No it's not reporting task status. Some times a high priority issue that he was asked about in some other meeting by a project manager for example that I haven't made good progress on, he'll just mention it. Or just a friendly "how is <this> project going?" how is "<that> interesting feature you are working on going?" chat. Which is fine it but not necessary to be in a 1:1.

I'm not one to believe I can't be taught anything new or training has no place (technical or non-technical), but I don't really see how a 1:1 is an appropriate place for it. Shouldn't it be offered as some training, perhaps even in a group setting to maximize use of time (which is how we organize informal training sessions between the team on topics one might know a lot about), perhaps even offered as a formal training course run or paid for by the organization?

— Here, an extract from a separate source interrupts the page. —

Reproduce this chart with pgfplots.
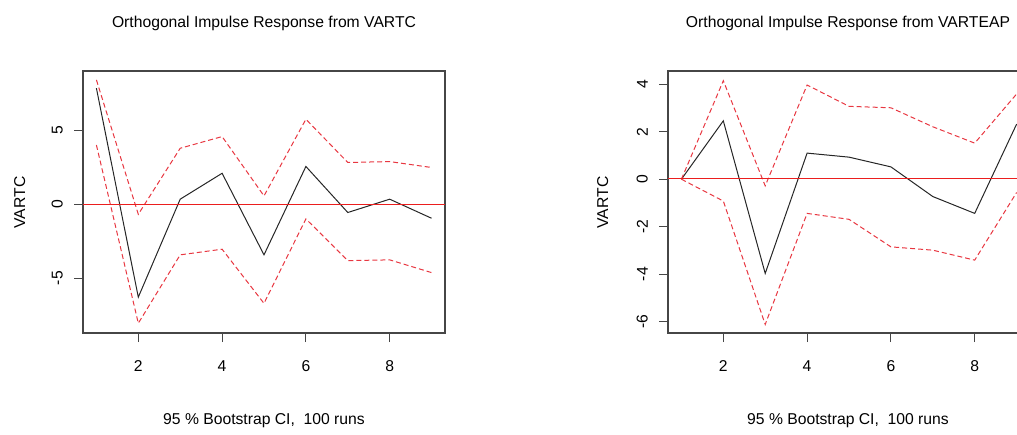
\documentclass[border=0pt]{standalone}
\usepackage{pgfplots}
\pgfplotsset{compat=1.18}
\usepackage{fontspec}
\setmainfont{Liberation Sans}
\definecolor{cired}{RGB}{232,55,65}
\definecolor{zred}{RGB}{235,30,30}
\definecolor{boxgray}{RGB}{70,70,70}
\newcommand{\rfont}{\fontsize{15.7}{18.8}\selectfont}

\pgfplotstableread{
x  irf    lo     hi
1  7.84   4.00   8.40
2 -6.28  -8.04  -0.68
3  0.34  -3.42   3.78
4  2.09  -3.04   4.57
5 -3.42  -6.70   0.56
6  2.55  -0.99   5.74
7 -0.56  -3.81   2.82
8  0.34  -3.76   2.88
9 -0.95  -4.62   2.48
}\leftdata

\pgfplotstableread{
x  irf    lo     hi
1  0.00   0.00   0.00
2  2.46  -0.92   4.15
3 -3.97  -6.12  -0.28
4  1.10  -1.44   3.97
5  0.93  -1.69   3.07
6  0.52  -2.85   3.01
7 -0.73  -2.99   2.21
8 -1.44  -3.41   1.52
9  2.32  -0.56   3.59
}\rightdata

\pgfplotsset{
  irf/.style={
    scale only axis, width=362pt, height=262pt,
    anchor=south west,
    xmin=0.68, xmax=9.32,
    xtick={2,4,6,8}, xticklabels={2,4,6,8},
    tick align=outside, major tick length=9pt,
    xtick pos=bottom, ytick pos=left,
    axis line style={boxgray, line width=1.1pt},
    every tick/.style={boxgray, line width=1.1pt},
    /pgf/number format/assume math mode=true,
    font=\rfont,
    xticklabel style={anchor=north, inner sep=0pt},
    xticklabel shift=18pt,
    yticklabel style={rotate=90, anchor=south, inner sep=0pt},
    yticklabel shift=11pt,
    clip=false,
  },
  irfline/.style={black!85, line width=1pt},
  ciline/.style={cired, line width=1pt, dash pattern=on 5pt off 3pt},
  zeroline/.style={draw=zred, line width=1.1pt, forget plot},
}

\begin{document}
\rfont
\begin{tikzpicture}[x=1pt,y=1pt]
\useasboundingbox (0,0) rectangle (1017,434);

% titles
\node[anchor=base, inner sep=0pt] at (264,406) {Orthogonal Impulse Response from VARTC};
\node[anchor=base, inner sep=0pt] at (848,406) {Orthogonal Impulse Response from VARTEAP};
% y labels
\node[anchor=base, rotate=90, inner sep=0pt] at (25,231.5) {VARTC};
\node[anchor=base, rotate=90, inner sep=0pt] at (608,231.5) {VARTC};
% x labels
\node[anchor=base, inner sep=0pt] at (264,10) {95 \% Bootstrap CI,\ \ 100 runs};
\node[anchor=base, inner sep=0pt] at (848,10) {95 \% Bootstrap CI,\ \ 100 runs};

% left panel
\begin{axis}[irf, at={(83pt,101pt)},
  ymin=-8.7, ymax=9.0,
  ytick={-5,0,5}, yticklabels={-5,0,5}]
  \addplot[irfline] table[x=x,y=irf] {\leftdata};
  \addplot[ciline] table[x=x,y=hi] {\leftdata};
  \addplot[ciline] table[x=x,y=lo] {\leftdata};
  \addplot[zeroline] coordinates {(0.68,0) (9.32,0)};
\end{axis}

\begin{scope}
\clip (0,0) rectangle (1017,434);
% right panel
\begin{axis}[irf, at={(668pt,101pt)},
  ymin=-6.48, ymax=4.56,
  ytick={-6,-4,-2,0,2,4}, yticklabels={-6,-4,-2,0,2,4}]
  \addplot[irfline] table[x=x,y=irf] {\rightdata};
  \addplot[ciline] table[x=x,y=hi] {\rightdata};
  \addplot[ciline] table[x=x,y=lo] {\rightdata};
  \addplot[zeroline] coordinates {(0.68,0.02) (9.32,0.02)};
\end{axis}
\end{scope}
\end{tikzpicture}
\end{document}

So I don't see what the 1:1 itself is achieving in any of this.

Does your organization not offer internal or external group training opportunities? They’re great, but I’m not sure why you’re presenting them as mutually exclusive with individual coaching.
> Does your organization not offer internal or external group training opportunities?

It does.

> They’re great, but I’m not sure why you’re presenting them as mutually exclusive with individual coaching.

I'm not, it just sounded to me like time management and prioritization were skills better taught in training courses or group sessions.

I'm still not clear on what this coaching really looks like, or why it is appropriate for a regular 1:1 call.

Coaching generally differs from training in that it’s drawn from actual ongoing circumstance. So you can go to a group training on how to manage your time, where somebody teaches you techniques for prioritizing requests. But a good manager can notice if you’re getting burned by bad prioritization and spend time coaching you based on the specific circumstances you’re hitting.
Well I'm a bit skeptical whether they would or whether it would be better to suggest actual structured courses for me. But either way I don't see how that justifies regular 1:1 when I don't get said coaching. Send a message mentioning their thoughts and ask if I'd like some help with it, and if they think they are the one to give it and other team members would not benefit, great organize a regular call for a few months or do it over slack or whatever.

As I said, I have no problem with a call for a said purpose with an achievable goal. "1:1" is not a goal though, nor is "talk about <x>".